И, завершая наш разговор о Гавриле свет-Романыче, я вам, как ни странно, процитирую Чернышевского по учебнику. Когда Чернышевский (равно как и учебник) прав, то почему бы его и не процитировать. Он сравнивает трех поэтов. Первый – Гораций, который и написал в свое время оду «Памятник». Затем «Памятник» написал Ломоносов. Затем свой памятник написал Пушкин. Мы с вами, в отличие от Чернышевского, будем еще Высоцкого «Памятник» проходить. И пишет Чернышевский о Державине: «В своей поэзии что ценил он? Служение на пользу общую. То же думал и Пушкин. Любопытно в этом отношении сравнить, как они видоизменяют существенную мысль Горациевой оды “Памятник”, выставляя свои права на бессмертие. Гораций говорит: “…я считаю себя достойным славы за то, что хорошо писал стихи”. Державин заменяет это другим: “…я считаю себя достойным славы за то, что говорил правду и народу, и царям”. Пушкин: “…за то, что я благодетельно действовал на общество и защищал страдальцев”». Это действительно прекрасный пример того, насколько наша дорогая поэзия своим принципом считает учительность.
Что конкретно сказано у Державина?
Державин сказал несколько более, чем увидел в этом Чернышевский. На самом деле первое, что поставил себе в заслугу Державин, это «забавный русский слог», то есть реформа поэтического текста, которую он произвел. Согласитесь, что прекрасное здание классической поэзии эта бессовестная личность развалила к чертовой бабушке. Он смешал всё, что можно смешать, и сказал, что это хорошо. И действительно ведь оказалось хорошо. Так что дерзость Державина как художника им самим поставлена на первое место. «
Итак. Николай свет-Михайлович Карамзин – это, по самому скромному подсчету, четыре разных явления в оте чественной культуре. Вот так. Реклама предлагает два в одном, а тут – четыре в одном.

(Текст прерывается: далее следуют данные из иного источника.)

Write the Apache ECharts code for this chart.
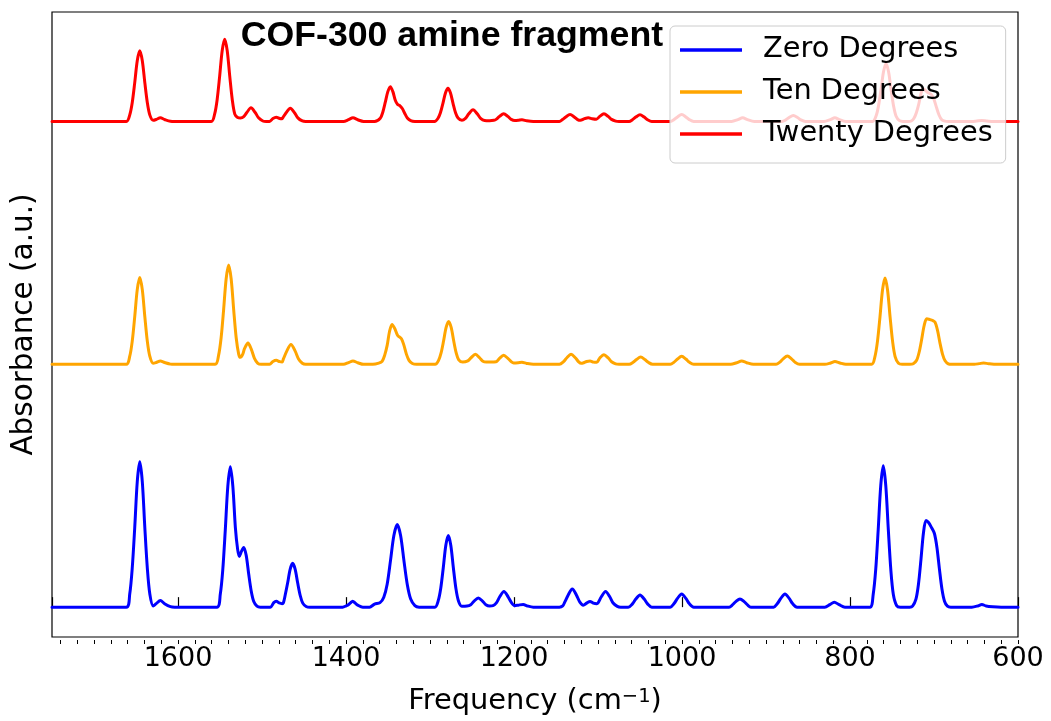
<!DOCTYPE html>
<html>
<head>
<meta charset="utf-8">
<script src="https://cdn.jsdelivr.net/npm/echarts@6/dist/echarts.min.js"></script>
<style>
html,body{margin:0;padding:0;background:#fff;}
#chart{width:1051px;height:721px;}
</style>
</head>
<body>
<div id="chart"></div>
<script>
// ---- data (frequency in cm^-1, absorbance in a.u.) ----
const seriesNames = ['Zero Degrees', 'Ten Degrees', 'Twenty Degrees'];
const seriesColors = ['#0000ff', '#ffa500', '#ff0000'];
const offsets = [0, 2.44, 4.88];
const xTicks = [1600, 1400, 1200, 1000, 800, 600];
const titleText = 'COF-300 amine fragment';

const zeroDeg = [
[1750,0],
[1661.5,0],[1657.5,0.13],[1654.5,0.39],[1651.5,0.80],[1648.5,1.26],[1645.5,1.46],[1642.5,1.26],[1639.5,0.80],[1636.5,0.39],[1633.5,0.13],[1629.5,0.012],[1626,0.035],[1621,0.067],[1616,0.035],[1609,0.005],[1604,0],
[1553.7,0],[1549.7,0.127],[1546.7,0.374],[1543.7,0.776],[1540.7,1.213],[1537.7,1.41],[1534.7,1.213],[1531.7,0.80],[1529,0.58],[1527,0.51],[1524.5,0.56],[1521.8,0.60],[1518.8,0.52],[1515.8,0.33],[1512.8,0.16],[1509.8,0.056],[1506,0.01],[1502,0],
[1490,0],[1486,0.045],[1483,0.06],[1479.5,0.042],[1476,0.035],[1474.5,0.045],[1472.5,0.117],[1469.5,0.242],[1466.5,0.38],[1463.5,0.44],[1460.5,0.38],[1457.5,0.242],[1454.5,0.117],[1451.5,0.04],[1447.5,0.007],[1443,0],
[1404,0],[1398,0.02],[1395,0.04],[1392,0.06],[1389,0.04],[1386,0.02],[1380,0],
[1372,0],[1366,0.03],[1359.5,0.045],[1355,0.10],[1351,0.23],[1347,0.47],[1343,0.72],[1339,0.83],[1335,0.72],[1331,0.465],[1327,0.225],[1323,0.081],[1318,0.015],[1313,0],
[1294.2,0],[1290.2,0.065],[1287.2,0.19],[1284.2,0.396],[1281.2,0.62],[1278.2,0.72],[1275.2,0.62],[1272.2,0.396],[1269.2,0.19],[1266.2,0.065],[1262.2,0.01],
[1256,0.012],[1251.5,0.025],[1247.5,0.061],[1242.5,0.093],[1237.5,0.061],[1233.5,0.025],[1229,0.012],[1225,0.015],[1221,0.042],[1217,0.104],[1212,0.157],[1207,0.104],[1203,0.045],[1199,0.015],[1195,0.02],[1189,0.027],[1184,0.012],[1177,0],
[1146,0],[1142,0.012],[1139.6,0.05],[1135.6,0.12],[1130.6,0.183],[1125.6,0.12],[1121.6,0.05],[1117.5,0.02],[1113.5,0.04],[1109.5,0.057],[1105.5,0.04],[1101.5,0.035],[1100,0.042],[1096,0.104],[1091,0.157],[1086,0.104],[1082,0.042],[1077,0.008],[1073,0],
[1064,0],[1059,0.033],[1055,0.081],[1050,0.123],[1045,0.081],[1041,0.033],[1036,0],
[1014,0],[1009.4,0.036],[1005.4,0.088],[1000.4,0.133],[995.4,0.088],[991.4,0.036],[986,0],
[944,0],[940,0.022],[936,0.055],[931,0.083],[926,0.055],[922,0.022],[918,0],
[891,0],[886.4,0.036],[882.4,0.088],[877.4,0.133],[872.4,0.088],[868.4,0.036],[863,0],
[830,0],[824,0.025],[818.7,0.05],[813,0.025],[806,0],
[776.4,0],[772.4,0.128],[769.4,0.376],[766.4,0.781],[763.4,1.221],[760.4,1.42],[757.4,1.221],[754.4,0.781],[751.4,0.376],[748.4,0.128],[744.4,0.015],[740,0],
[729,0],[725.5,0.01],[721.5,0.08],[718.5,0.23],[715.5,0.48],[712.5,0.75],[709.5,0.87],[706.5,0.85],[703,0.80],[699.5,0.74],[696.5,0.60],[693.5,0.38],[690.5,0.18],[687.5,0.06],[684,0.01],[680,0],
[655,0],[648,0.012],[643,0.027],[638,0.012],[630,0.004],[620,0],[600,0]
];

const tenDeg = [
[1750,0],
[1661.5,0],[1657.5,0.079],[1654.5,0.231],[1651.5,0.48],[1648.5,0.751],[1645.5,0.873],[1642.5,0.751],[1639.5,0.48],[1636.5,0.231],[1633.5,0.079],[1629.5,0.01],[1626,0.018],[1621,0.033],[1616,0.018],[1609,0.002],[1604,0],
[1555.7,0],[1551.7,0.09],[1548.7,0.264],[1545.7,0.548],[1542.7,0.857],[1539.7,0.997],[1536.7,0.857],[1533.7,0.548],[1530.7,0.264],[1527.7,0.1],[1525.8,0.07],[1523,0.1],[1520.7,0.16],[1516.7,0.213],[1512.7,0.15],[1509,0.06],[1505,0.01],[1501,0],
[1491,0],[1487,0.028],[1483,0.04],[1479,0.027],[1476,0.023],[1474.5,0.054],[1470.5,0.132],[1465.5,0.20],[1460.5,0.132],[1456.5,0.054],[1452,0.01],[1448,0],
[1403,0],[1397,0.017],[1391.7,0.033],[1386,0.016],[1379,0],
[1368,0],[1361,0.012],[1357,0.03],[1354,0.09],[1351,0.19],[1348.2,0.33],[1345.2,0.40],[1342,0.36],[1338.5,0.29],[1334,0.257],[1331,0.19],[1328,0.10],[1325,0.04],[1321,0.008],[1316,0],
[1293.8,0],[1289.8,0.039],[1286.8,0.114],[1283.8,0.236],[1280.8,0.37],[1277.8,0.43],[1274.8,0.37],[1271.8,0.236],[1268.8,0.114],[1265.8,0.045],[1261,0.022],
[1255,0.035],[1251,0.068],[1246,0.10],[1241,0.066],[1237,0.03],[1233,0.022],[1228,0.022],[1221.3,0.025],[1217.3,0.06],[1212.3,0.09],[1207.3,0.06],[1203,0.025],[1200.4,0.014],[1195,0.016],[1190.5,0.02],[1185,0.009],[1177,0],
[1146,0],[1141,0.027],[1137,0.066],[1132.1,0.10],[1127,0.066],[1123,0.025],[1120,0.01],[1117,0.016],[1113.5,0.028],[1109.5,0.033],[1105.5,0.022],[1101.6,0.02],[1097.9,0.064],[1092.9,0.097],[1087.9,0.064],[1083.9,0.026],[1079,0.004],[1075,0],
[1063,0],[1058.2,0.02],[1054.2,0.048],[1049.2,0.073],[1044.2,0.048],[1040.2,0.02],[1035,0],
[1014,0],[1009.4,0.022],[1005.4,0.053],[1000.4,0.08],[995.4,0.053],[991.4,0.022],[986,0],
[942,0],[935,0.016],[929,0.033],[923,0.016],[915,0],
[888,0],[883.6,0.022],[879.6,0.055],[874.6,0.083],[869.6,0.055],[865.6,0.022],[860,0],
[830,0],[823,0.013],[817.9,0.027],[812,0.013],[805,0],
[774.3,0],[770.3,0.078],[767.3,0.23],[764.3,0.477],[761.3,0.746],[758.3,0.867],[755.3,0.746],[752.3,0.477],[749.3,0.23],[746.3,0.078],[742.3,0.01],[738,0],
[729,0],[724.7,0.006],[720.7,0.041],[717.7,0.121],[714.7,0.25],[711.7,0.39],[708.7,0.457],[705,0.45],[701.5,0.44],[698.8,0.423],[695.8,0.34],[692.8,0.21],[689.8,0.1],[686.8,0.035],[683,0.005],[679,0],
[652,0],[646,0.007],[641,0.013],[635,0.006],[625,0],[600,0]
];

const twentyDeg = [
[1750,0],
[1661.5,0],[1657.5,0.064],[1654.5,0.188],[1651.5,0.39],[1648.5,0.61],[1645.5,0.71],[1642.5,0.61],[1639.5,0.39],[1636.5,0.188],[1633.5,0.064],[1629.5,0.012],[1626,0.02],[1621,0.037],[1616,0.02],[1609,0.002],[1604,0],
[1560.4,0],[1556.4,0.074],[1553.4,0.219],[1550.4,0.455],[1547.4,0.711],[1544.4,0.827],[1541.4,0.711],[1538.4,0.455],[1535.4,0.219],[1532.4,0.074],[1529,0.04],[1525.5,0.035],[1522.1,0.045],[1518.1,0.09],[1513.1,0.137],[1508.1,0.09],[1504.1,0.037],[1499,0.005],[1495,0],
[1491,0],[1487,0.03],[1483,0.043],[1479,0.03],[1476,0.028],[1475.3,0.036],[1471.3,0.088],[1466.3,0.133],[1461.3,0.088],[1457.3,0.036],[1452,0.005],[1448,0],
[1403,0],[1397,0.018],[1391.7,0.037],[1386,0.017],[1379,0],
[1366,0],[1359.2,0.033],[1356.2,0.093],[1353.2,0.194],[1350.2,0.30],[1347.2,0.35],[1344.2,0.30],[1341.2,0.21],[1338.5,0.17],[1336,0.16],[1333,0.13],[1330,0.08],[1327,0.035],[1323,0.008],[1318,0],
[1294.6,0],[1290.6,0.03],[1287.6,0.088],[1284.6,0.183],[1281.6,0.287],[1278.6,0.333],[1275.6,0.287],[1272.6,0.183],[1269.6,0.088],[1266.6,0.035],[1262,0.012],
[1257.8,0.032],[1253.8,0.077],[1248.8,0.117],[1243.8,0.077],[1239.8,0.032],[1235,0.01],[1229,0.008],[1224,0.012],[1221.3,0.021],[1217.3,0.051],[1212.3,0.077],[1207.3,0.051],[1203.3,0.021],[1199,0.01],[1195,0.012],[1190.5,0.017],[1185,0.007],[1177,0],
[1146,0],[1142.3,0.019],[1138.3,0.046],[1133.3,0.07],[1128.3,0.046],[1124.3,0.019],[1121,0.012],[1116,0.028],[1111.5,0.037],[1107,0.027],[1102,0.022],[1097.9,0.051],[1092.9,0.077],[1087.9,0.051],[1083.9,0.021],[1079,0.004],[1075,0],
[1063,0],[1059,0.018],[1055,0.044],[1050,0.067],[1045,0.044],[1041,0.018],[1036,0],
[1014,0],[1009.4,0.019],[1005.4,0.046],[1000.4,0.07],[995.4,0.046],[991.4,0.019],[986,0],
[941,0],[933.5,0.018],[927.8,0.037],[922,0.018],[914,0],
[881,0],[876.5,0.016],[872.5,0.04],[867.5,0.06],[862.5,0.04],[858.5,0.016],[853,0],
[831,0],[823.5,0.018],[818,0.037],[812.5,0.018],[805,0],
[773.1,0],[769.1,0.052],[766.1,0.154],[763.1,0.32],[760.1,0.50],[757.1,0.58],[754.1,0.50],[751.1,0.32],[748.1,0.154],[745.1,0.052],[741.1,0.008],[737,0],
[731,0],[727,0.005],[724,0.03],[721,0.088],[718,0.18],[715.5,0.28],[713,0.33],[710,0.31],[706.5,0.285],[703,0.27],[700,0.22],[697,0.14],[694,0.065],[691,0.02],[687,0.003],[683,0],
[655,0],[649,0.005],[643,0.01],[637,0.005],[630,0],[600,0]
];

const spectra = [zeroDeg, tenDeg, twentyDeg];

// ---- chart ----
const chart = echarts.init(document.getElementById('chart'), null, {renderer: 'canvas'});
const FONT = '"DejaVu Sans", Verdana, sans-serif';

const series = spectra.map((arr, i) => ({
  name: seriesNames[i],
  type: 'line',
  xAxisIndex: 0,
  yAxisIndex: 0,
  data: arr.map(p => [p[0], p[1] + offsets[i]]),
  showSymbol: false,
  symbol: 'none',
  smooth: 0.3,
  lineStyle: {width: 3, color: seriesColors[i], cap: 'round', join: 'round'},
  itemStyle: {color: seriesColors[i]},
  emphasis: {disabled: true},
  z: 2
}));

const option = {
  animation: false,
  backgroundColor: '#ffffff',
  grid: [
    {left: 52, right: 33, top: 12, bottom: 81, show: true, borderColor: '#000', borderWidth: 1.2, backgroundColor: 'transparent'},
    {left: 60.4, right: 33, top: 12, bottom: 81, show: false}
  ],
  xAxis: [
    {
      type: 'value', gridIndex: 0, min: 600, max: 1750, interval: 200, inverse: true,
      axisLine: {show: false},
      axisTick: {show: true, inside: true, length: 10, lineStyle: {color: '#000', width: 1.2}},
      axisLabel: {
        show: true, margin: 8, color: '#000', fontSize: 27, fontFamily: FONT,
        formatter: v => (xTicks.indexOf(v) >= 0 ? String(v) : '')
      },
      splitLine: {show: false},
      name: 'Frequency (cm{sup|\u22121})',
      nameLocation: 'middle', nameGap: 50,
      nameTextStyle: {
        color: '#000', fontSize: 28.9, fontFamily: FONT,
        rich: {sup: {fontSize: 19.5, lineHeight: 13, verticalAlign: 'top', color: '#000', fontFamily: FONT}}
      }
    },
    {
      type: 'value', gridIndex: 1, min: 600, max: 1740, interval: 20, inverse: true,
      axisLine: {show: false},
      axisTick: {show: true, inside: false, length: 4, lineStyle: {color: '#000', width: 1}},
      axisLabel: {show: false},
      splitLine: {show: false}
    }
  ],
  yAxis: [
    {
      type: 'value', gridIndex: 0, min: -0.30, max: 5.98,
      axisLine: {show: false}, axisTick: {show: false}, axisLabel: {show: false}, splitLine: {show: false},
      name: 'Absorbance (a.u.)', nameLocation: 'middle', nameGap: 13,
      nameTextStyle: {color: '#000', fontSize: 29.5, fontFamily: FONT}
    },
    {
      type: 'value', gridIndex: 1, min: 0, max: 1, show: false
    }
  ],
  legend: {
    show: true,
    orient: 'vertical',
    left: 670, top: 26,
    padding: [9, 13, 14, 10],
    itemGap: 12,
    itemWidth: 62,
    itemHeight: 3.3,
    icon: 'rect',
    backgroundColor: 'rgba(255,255,255,0.8)',
    borderColor: '#cccccc',
    borderWidth: 1,
    borderRadius: 5,
    selectedMode: false,
    data: seriesNames,
    textStyle: {color: '#000', fontSize: 28.8, fontFamily: FONT, lineHeight: 30, padding: [0, 0, 0, 16]},
    z: 10
  },
  graphic: [
    {
      type: 'text', x: 240.7, y: 36.2, z: 20,
      style: {
        text: titleText,
        font: 'bold 35.7px "Liberation Sans", Arial, sans-serif',
        fill: '#000',
        textVerticalAlign: 'middle',
        verticalAlign: 'middle',
        textAlign: 'left'
      }
    }
  ],
  series: series
};
chart.setOption(option);
</script>
</body>
</html>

Явление первое. Это – русский литературный язык. Сие явление вышло на свет божий в его книге «Письма русского путешественника». Об этой книге я скажу чуть позже. А сейчас о языке. Николай свет-Михайлович, молодой человек, двадцати с копейками лет – подходящий возраст для революционера (Черчиллю приписывается фраза: «Кто в восемнадцать лет не был революционером, у того нет сердца. Кто в сорок не стал консерватором – у того нет ума». К Карамзину приложимо на все сто процентов). Так вот, он в этом возрасте побывал во Франции времен Великой французской революции. Тихо-мирно побывал, не вывез в Россию якобинских идей. Он сделал нечто более революционное. Он стал писать по-русски французским синтаксисом. Русская фраза начинается со сказуемого: «пошел мужик в город». Если я вам скажу: «Пошел президент на заседание», – эта фраза вызовет у вас какое-то отторжение, какой-то диссонанс, потому что это отчетливо сказовый текст. «Пошел мужик в город» – нормально. «Налетел Змей Горыныч на Киев-град» – иначе сказать просто невозможно. «Змей Горыныч налетел на город Киев» – чё? не понял, переформулируйте. А почему у нас такие конструкции? Потому что Карамзин. Потому что Карамзин стал писать французским синтаксисом русские слова, и мы с той поры так и продолжаем делать. А русский синтаксис у нас остался исключительно в историзмах, которые бывают не только лексические (то есть названия всяких древних предметов), но и грамматические. Нужен колорит ля-рюс – пошло вперед сказуемое, начались песни по замышлению Бояна и ушло определение встать позади определяемого слова по синтаксису русскому исконному. А русский литературный язык – это французский синтаксис, слегка подправленный некоторыми отечественными формами. Это первая революция, учиненная Николаем свет-Михайловичем.